Unequal sharing of services, boundaries and disarmament were cited by a councillor as contentious issues during the Truth team hearings in Turkana County.
Humanitarian organisations in the area, including the United Nations High Commissioner for Refugees and the World Food Programme, were accused by nominated councillor John Aule of giving priority to refugees in giving aid while ignoring the local people.
“It is unfair for the humanitarian bodies and even the government to provide vital services like health, water, housing and schools to refugees at Kakuma while the local people live in abject poverty,” Mr Aule said.
He called for equal sharing of resources and employment opportunities between the refugee and the local community.
The Kakuma Refugee Camp has more than 10 humanitarian agencies and is home to more than 70,000 refugees from South Sudan, Somalia, Ethiopia, Rwanda and Burundi.
He told the Truth Justice and Reconciliation Commission team, led by Prof Tom Ojienda, that the government needed to resolve the boundary disputes with Uganda, South Sudan and Ethiopia, which he blamed for conflicts over water and pasture among pastoralists from the four neighbouring countries.
“The boundary from Kibish to Lake Turkana on the Ethiopia border, Nadapal with South Sudan and parts of the frontier with Uganda need to resolved to facilitate harmonious relations and facilitate trade,” Mr Aule proposed.

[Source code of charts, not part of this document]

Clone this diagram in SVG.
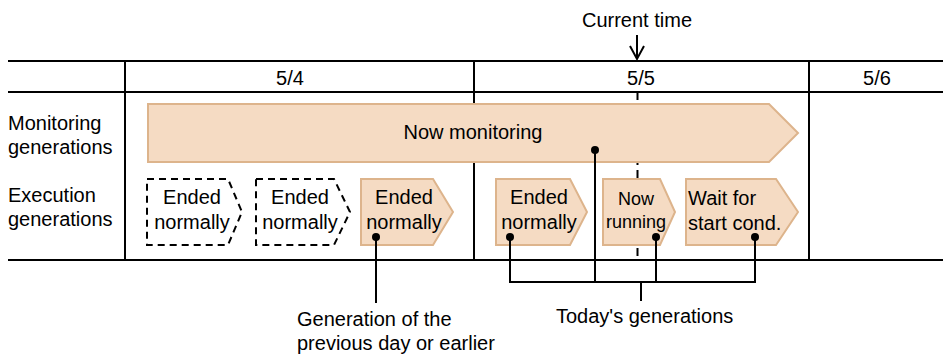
<svg xmlns="http://www.w3.org/2000/svg" width="943" height="356" viewBox="0 0 943 356">
<style>
text{font-family:"Liberation Sans",Arial,sans-serif;font-size:20px;fill:#000}
.c{text-anchor:middle}
.grid{stroke:#000;stroke-width:2;fill:none}
.fill{fill:#F5DBC3;stroke:#DDB48C;stroke-width:2}
.dash{fill:#fff;stroke:#000;stroke-width:2;stroke-dasharray:7 5}
.ln{stroke:#000;stroke-width:2;fill:none}
.dot{fill:#000}
</style>
<rect width="943" height="356" fill="#fff"/>
<g id="grid">
<line class="grid" x1="8" y1="61" x2="943" y2="61"/>
<line class="grid" x1="8" y1="92" x2="943" y2="92"/>
<line class="grid" x1="8" y1="260" x2="943" y2="260"/>
<line class="grid" x1="125" y1="61" x2="125" y2="260"/>
<line class="grid" x1="474" y1="61" x2="474" y2="260"/>
<line class="grid" x1="809" y1="61" x2="809" y2="260"/>
<line class="grid" x1="637.5" y1="92" x2="637.5" y2="260" stroke-dasharray="8 5"/>
<text class="c" x="290" y="85">5/4</text>
<text class="c" x="641" y="85">5/5</text>
<text class="c" x="877" y="85">5/6</text>
<text x="8" y="130">Monitoring</text>
<text x="8" y="154">generations</text>
<text x="8" y="202">Execution</text>
<text x="8" y="226">generations</text>
</g>
<g id="current-time">
<text class="c" x="637" y="27">Current time</text>
<line class="ln" x1="637" y1="35" x2="637" y2="59"/>
<polyline class="ln" points="630,46 637,59 644,46"/>
</g>
<g id="monitoring">
<polygon class="fill" points="148,104 769,104 798,133 769,162 148,162"/>
<text class="c" x="473" y="139">Now monitoring</text>
</g>
<g id="gen1">
<polygon class="dash" points="147,179 228,179 242,212 228,245 147,245"/>
<text class="c" x="192" y="204">Ended</text>
<text class="c" x="192" y="229">normally</text>
</g>
<g id="gen2">
<polygon class="dash" points="256,179 334,179 350,212 334,245 256,245"/>
<text class="c" x="300" y="204">Ended</text>
<text class="c" x="300" y="229">normally</text>
</g>
<g id="gen3">
<polygon class="fill" points="361,179 433,179 453,212 433,245 361,245"/>
<text class="c" x="404" y="204">Ended</text>
<text class="c" x="404" y="229">normally</text>
</g>
<g id="gen4">
<polygon class="fill" points="496,179 570,179 587,212 570,245 496,245"/>
<text class="c" x="539" y="204">Ended</text>
<text class="c" x="539" y="229">normally</text>
</g>
<g id="gen5">
<polygon class="fill" points="603,179 660,179 675,212 660,245 603,245"/>
<text class="c" x="636" y="205" style="font-size:18px">Now</text>
<text class="c" x="636" y="228" style="font-size:18px">running</text>
</g>
<g id="gen6">
<polygon class="fill" points="686,179 776,179 798,212 776,245 686,245"/>
<text x="688" y="205">Wait for</text>
<text x="688" y="230">start cond.</text>
</g>
<g id="connectors">
<line class="ln" x1="376" y1="237" x2="376" y2="303"/>
<line class="ln" x1="510" y1="237" x2="510" y2="282"/>
<line class="ln" x1="595" y1="150" x2="595" y2="282"/>
<line class="ln" x1="656" y1="237" x2="656" y2="282"/>
<line class="ln" x1="755" y1="237" x2="755" y2="282"/>
<line class="ln" x1="509" y1="282" x2="756" y2="282"/>
<line class="ln" x1="641" y1="282" x2="641" y2="301"/>
<circle class="dot" cx="376" cy="237" r="4"/>
<circle class="dot" cx="510" cy="237" r="4"/>
<circle class="dot" cx="595" cy="150" r="4"/>
<circle class="dot" cx="656" cy="237" r="4"/>
<circle class="dot" cx="755" cy="237" r="4"/>
</g>
<g id="labels">
<text x="297" y="326">Generation of the</text>
<text x="297" y="350">previous day or earlier</text>
<text x="556" y="323">Today's generations</text>
</g>
</svg>
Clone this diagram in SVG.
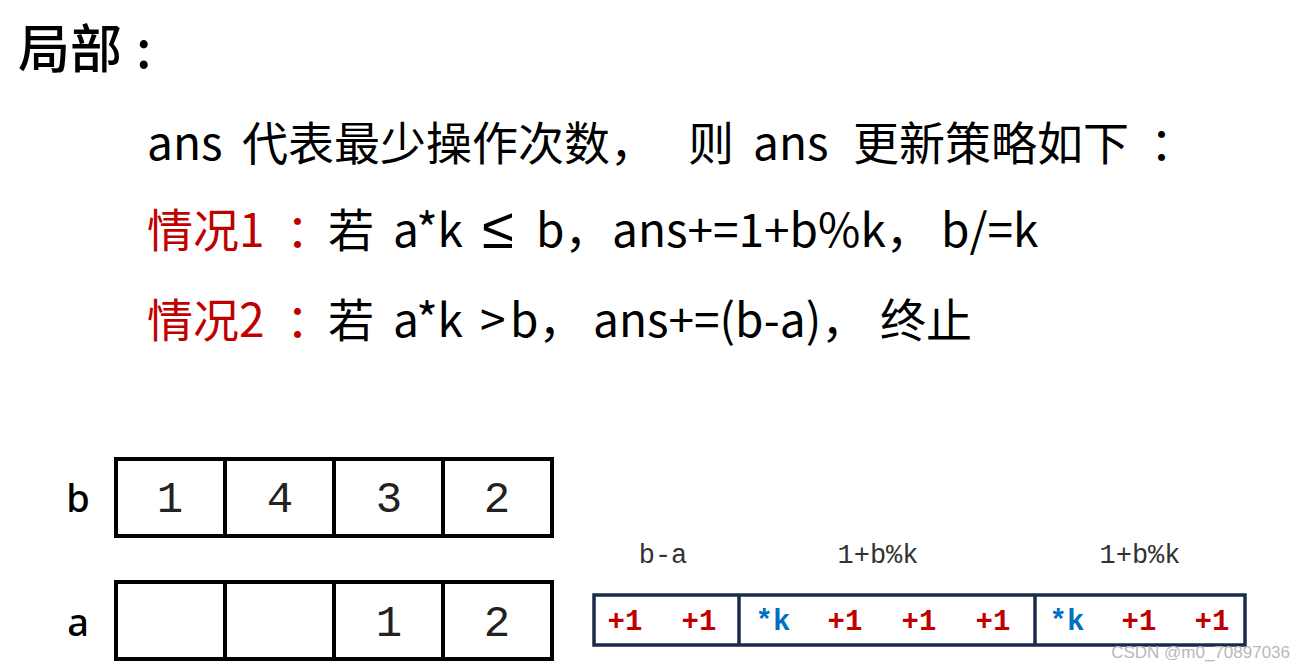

He blamed renewed fights between members of the Turkana and Pokot on land ownership disputes following the carving out of Kacheliba, which was the administrative centre of Turkana, to West Pokot County.
The residents also protested over alleged poor distribution of levies paid by the Turkwel Hydroelectric Power Station between Turkana and West Pokot counties.
They claimed that West Pokot was receiving a larger portion of revenues from the power plant, which is located on the border of the two counties.
The team was told that disarmament operations to mop up illegal arms would bring an end to the protracted cattle raids and bandit attacks between herders in the two neighbouring counties.
Similar operations, they added, also needed to be carried out in the neighbouring countries of Uganda, South Sudan and Ethiopia.
The residents attributed the escalation of insecurity in parts of the North Rift to proliferation of small and light weapons.